Recently, thanks to the #MeToo movement, there has been a lot of advocacy around being an ally to victims of sexual assault and this is welcome. As communities, we need to create safe spaces for survivors to heal and just systems to hold perpetrators accountable.

In addition, we have a responsibility to dissolve rape culture, which fosters sexual assault and sexual harassment, fails to hold men accountable for violating language and behavior that isn’t sexual assault, and doubts and silences women.

Credit: Ashley Fairbanks (IG: @ziibiing)

Credit: Ashley Fairbanks (IG: @ziibiing)

We know that one in ten women has been raped by an intimate partner, but nearly 80% of sexual assaults go unreported. Common reasons that survivors avoid reporting include fear of re-victimization, distortion of allegations, and not being believed. As a society, we’ve managed to create a culture of allyship with perpetrators rather than those who have been violated.

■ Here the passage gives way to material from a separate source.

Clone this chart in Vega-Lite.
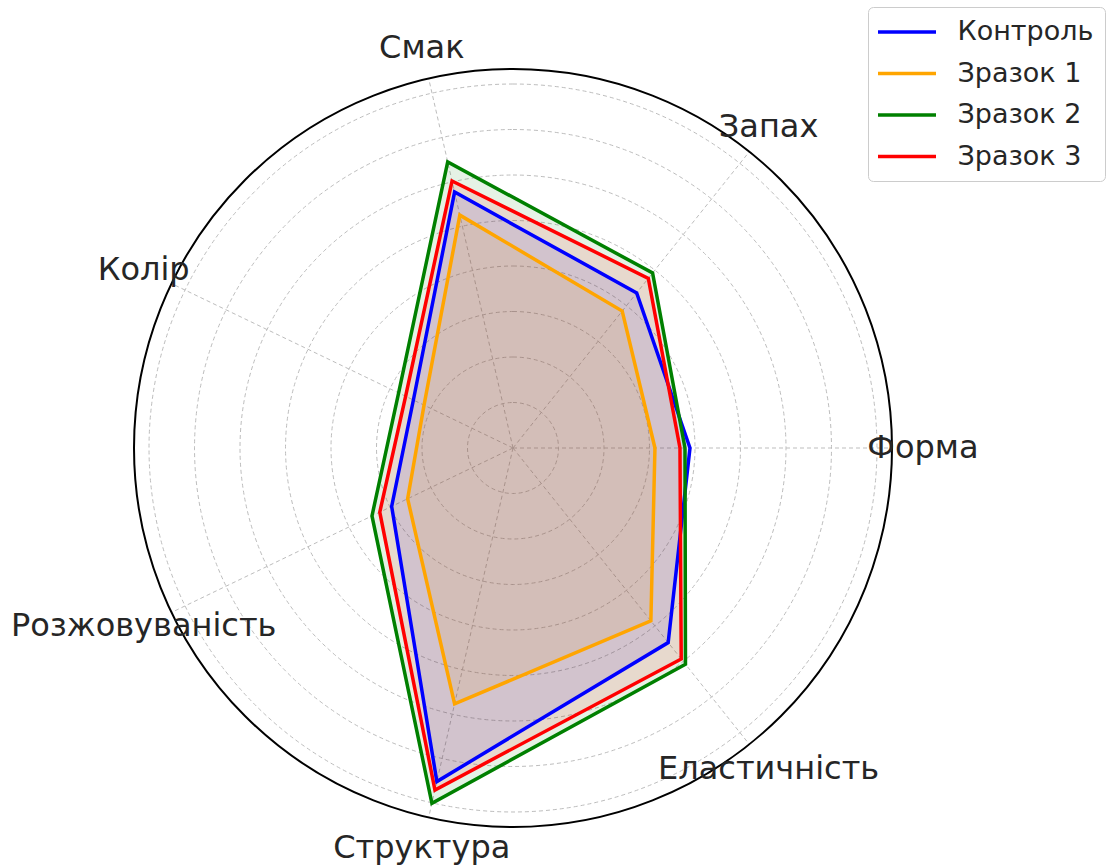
{
  "$schema": "https://vega.github.io/schema/vega-lite/v6.json",
  "width": 758,
  "height": 758,
  "autosize": {"type": "none"},
  "padding": {"left": 134, "top": 69, "right": 220, "bottom": 38},
  "background": "white",
  "config": {"view": {"stroke": null}, "font": "DejaVu Sans"},
  "datasets": {
    "scores": [
      {"sample": "Контроль", "attr": "Форма", "v": 3.89},
      {"sample": "Контроль", "attr": "Запах", "v": 4.36},
      {"sample": "Контроль", "attr": "Смак", "v": 5.77},
      {"sample": "Контроль", "attr": "Колір", "v": 2.43},
      {"sample": "Контроль", "attr": "Розжовуваність", "v": 2.96},
      {"sample": "Контроль", "attr": "Структура", "v": 7.52},
      {"sample": "Контроль", "attr": "Еластичність", "v": 5.47},
      {"sample": "Зразок 1", "attr": "Форма", "v": 3.12},
      {"sample": "Зразок 1", "attr": "Запах", "v": 3.85},
      {"sample": "Зразок 1", "attr": "Смак", "v": 5.25},
      {"sample": "Зразок 1", "attr": "Колір", "v": 2.17},
      {"sample": "Зразок 1", "attr": "Розжовуваність", "v": 2.57},
      {"sample": "Зразок 1", "attr": "Структура", "v": 5.77},
      {"sample": "Зразок 1", "attr": "Еластичність", "v": 4.86},
      {"sample": "Зразок 2", "attr": "Форма", "v": 3.78},
      {"sample": "Зразок 2", "attr": "Запах", "v": 4.92},
      {"sample": "Зразок 2", "attr": "Смак", "v": 6.45},
      {"sample": "Зразок 2", "attr": "Колір", "v": 2.79},
      {"sample": "Зразок 2", "attr": "Розжовуваність", "v": 3.44},
      {"sample": "Зразок 2", "attr": "Структура", "v": 8.01},
      {"sample": "Зразок 2", "attr": "Еластичність", "v": 6.08},
      {"sample": "Зразок 3", "attr": "Форма", "v": 3.67},
      {"sample": "Зразок 3", "attr": "Запах", "v": 4.77},
      {"sample": "Зразок 3", "attr": "Смак", "v": 6.02},
      {"sample": "Зразок 3", "attr": "Колір", "v": 2.62},
      {"sample": "Зразок 3", "attr": "Розжовуваність", "v": 3.25},
      {"sample": "Зразок 3", "attr": "Структура", "v": 7.71},
      {"sample": "Зразок 3", "attr": "Еластичність", "v": 5.93}
    ],
    "grid": [{"r": 1}, {"r": 2}, {"r": 3}, {"r": 4}, {"r": 5}, {"r": 6}, {"r": 7}, {"r": 8}],
    "axes": [
      {"attr": "Форма"}, {"attr": "Запах"}, {"attr": "Смак"}, {"attr": "Колір"},
      {"attr": "Розжовуваність"}, {"attr": "Структура"}, {"attr": "Еластичність"}
    ],
    "rim": [{"r": 8.33}]
  },
  "layer": [
    {
      "data": {"name": "grid"},
      "mark": {"type": "arc", "filled": false, "stroke": "#bdbdbd", "strokeWidth": 1, "strokeDash": [4, 3], "theta": 0, "theta2": 6.2832},
      "encoding": {
        "radius": {"field": "r", "type": "quantitative", "stack": null, "scale": {"type": "linear", "domain": [0, 8.33], "range": [0, 379], "zero": true, "nice": false}}
      }
    },
    {
      "data": {"name": "axes"},
      "transform": [
        {"calculate": "indexof(['Форма','Запах','Смак','Колір','Розжовуваність','Структура','Еластичність'], datum.attr) * 2 * PI / 7", "as": "a"},
        {"calculate": "8.33 * cos(datum.a)", "as": "ex"},
        {"calculate": "8.33 * sin(datum.a)", "as": "ey"},
        {"calculate": "0", "as": "o"}
      ],
      "mark": {"type": "rule", "stroke": "#bdbdbd", "strokeWidth": 1, "strokeDash": [4, 3]},
      "encoding": {
        "x": {"field": "o", "type": "quantitative", "scale": {"domain": [-8.33, 8.33], "nice": false, "zero": false}, "axis": null},
        "y": {"field": "o", "type": "quantitative", "scale": {"domain": [-8.33, 8.33], "nice": false, "zero": false}, "axis": null},
        "x2": {"field": "ex"},
        "y2": {"field": "ey"}
      }
    },
    {
      "data": {"name": "scores"},
      "transform": [
        {"calculate": "indexof(['Форма','Запах','Смак','Колір','Розжовуваність','Структура','Еластичність'], datum.attr) * 2 * PI / 7", "as": "a"},
        {"calculate": "datum.v * cos(datum.a)", "as": "px"},
        {"calculate": "datum.v * sin(datum.a)", "as": "py"}
      ],
      "mark": {"type": "line", "interpolate": "linear-closed", "strokeWidth": 0, "stroke": "transparent", "fillOpacity": 0.1},
      "encoding": {
        "x": {"field": "px", "type": "quantitative", "scale": {"domain": [-8.33, 8.33], "nice": false, "zero": false}, "axis": null},
        "y": {"field": "py", "type": "quantitative", "scale": {"domain": [-8.33, 8.33], "nice": false, "zero": false}, "axis": null},
        "order": {"field": "a", "type": "quantitative"},
        "fill": {
          "field": "sample", "type": "nominal",
          "scale": {"domain": ["Зразок 3", "Зразок 2", "Зразок 1", "Контроль"], "range": ["#ff0000", "#008000", "#ffa500", "#0000ff"]},
          "legend": null
        }
      }
    },
    {
      "data": {"name": "scores"},
      "transform": [
        {"calculate": "indexof(['Форма','Запах','Смак','Колір','Розжовуваність','Структура','Еластичність'], datum.attr) * 2 * PI / 7", "as": "a"},
        {"calculate": "datum.v * cos(datum.a)", "as": "px"},
        {"calculate": "datum.v * sin(datum.a)", "as": "py"}
      ],
      "mark": {"type": "line", "interpolate": "linear-closed", "strokeWidth": 3.5},
      "encoding": {
        "x": {"field": "px", "type": "quantitative", "scale": {"domain": [-8.33, 8.33], "nice": false, "zero": false}, "axis": null},
        "y": {"field": "py", "type": "quantitative", "scale": {"domain": [-8.33, 8.33], "nice": false, "zero": false}, "axis": null},
        "order": {"field": "a", "type": "quantitative"},
        "stroke": {
          "field": "sample", "type": "nominal",
          "scale": {"domain": ["Контроль", "Зразок 1", "Зразок 2", "Зразок 3"], "range": ["#0000ff", "#ffa500", "#008000", "#ff0000"]},
          "legend": {
            "orient": "none", "legendX": 734, "legendY": -62, "title": null,
            "symbolType": "M-2.9,0H2.9", "symbolSize": 400, "symbolStrokeWidth": 3.5,
            "symbolOffset": 14, "labelOffset": 37,
            "labelFontSize": 27, "labelFont": "DejaVu Sans", "labelColor": "#262626",
            "padding": 11.5, "rowPadding": 13.5,
            "strokeColor": "#cccccc", "cornerRadius": 5, "fillColor": "white"
          }
        }
      }
    },
    {
      "data": {"name": "rim"},
      "mark": {"type": "arc", "filled": false, "stroke": "#000000", "strokeWidth": 2, "theta": 0, "theta2": 6.2832},
      "encoding": {
        "radius": {"field": "r", "type": "quantitative", "stack": null, "scale": {"type": "linear", "domain": [0, 8.33], "range": [0, 379], "zero": true, "nice": false}}
      }
    },
    {
      "data": {"name": "axes"},
      "transform": [
        {"calculate": "indexof(['Форма','Запах','Смак','Колір','Розжовуваність','Структура','Еластичність'], datum.attr) * 2 * PI / 7", "as": "a"},
        {"calculate": "9.01 * cos(datum.a)", "as": "lx"},
        {"calculate": "9.01 * sin(datum.a)", "as": "ly"}
      ],
      "mark": {"type": "text", "fontSize": 32, "font": "DejaVu Sans", "color": "#262626", "align": "center", "baseline": "middle"},
      "encoding": {
        "x": {"field": "lx", "type": "quantitative", "scale": {"domain": [-8.33, 8.33], "nice": false, "zero": false}, "axis": null},
        "y": {"field": "ly", "type": "quantitative", "scale": {"domain": [-8.33, 8.33], "nice": false, "zero": false}, "axis": null},
        "text": {"field": "attr", "type": "nominal"}
      }
    }
  ]
}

Women and allies are not unsubscribed from that culture. Women often don’t believe one another and question one another’s experiences, making us complicit in the perpetuation of rape culture. The most difficult part of sharing my online dating experience was not describing the actual incident, it was when other women questioned my experience and described it back to me using non-offensive words, making me feel incorrect about my reaction to the experience and the feelings that I was entitled to. All women are vulnerable to sexual violence so it is imperative that we become aware of our own role in upholding rape culture.

Realizing our collective power as women is a start to dissolving rape culture, but we must believe and stand with one another, not the perpetrators. If our first instinct was to believe our friends who share experiences of inappropriate behavior instead of invalidating their feelings, would we empower those friends rather than ignite self-doubt in them? Simultaneously, would we find power in ourselves to hold their perpetrators accountable? What would this mean for all the perpetrators who go on to harass and assault multiple others while building untainted public reputations and holding prominent positions?

Note: This is written from a heterosexual woman’s perspective. However, we recognize that all people are vulnerable to similar, violating situations. It is important to create safe spaces to learn allyship for all people.